Chapter: Psychoanalytic Hierophanies: The Sacred in Transit

DOI: 10.1558/equinox.27418

Blurb:

Both psychoanalysis and the study of religion have a shared interest in investigating and seeking to understand the diverse array of human experiences of unseen worlds and hidden realities. To fully understand religions, scholars must not only investigate beliefs, actions and worldviews, they must also attend to the minds that create them. Psychoanalysis is indispensable to the study of religion. A critical engagement with the work of the historian of religions, Jeffrey J. Kripal, whose thought is strongly influenced by Myers, James, and psychoanalysis, is a central focus of this chapter.
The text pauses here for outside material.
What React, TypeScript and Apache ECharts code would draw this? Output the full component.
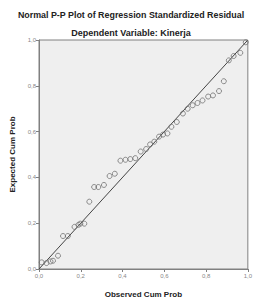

Whitley Strieber, the American author whose abduction experiences are discussed by Kripal, and Christoph Haizmann, the seventeenth-century painter whose pact with the Devil is interpreted by Freud, are discussed through the interpretive lens of trauma. Thomas Ogden’s work on dreams illustrates how to think psychoanalytically about subjective experience, no matter how strange. The discussion of Strieber and Haizmann from the perspectives of psychoanalysis and the study of religion creates a hermeneutical third that holds the tensions between dismissive skepticism and thoughtless belief in order to advance understanding the minds that create the strange worlds depicted in religion and cultural myths.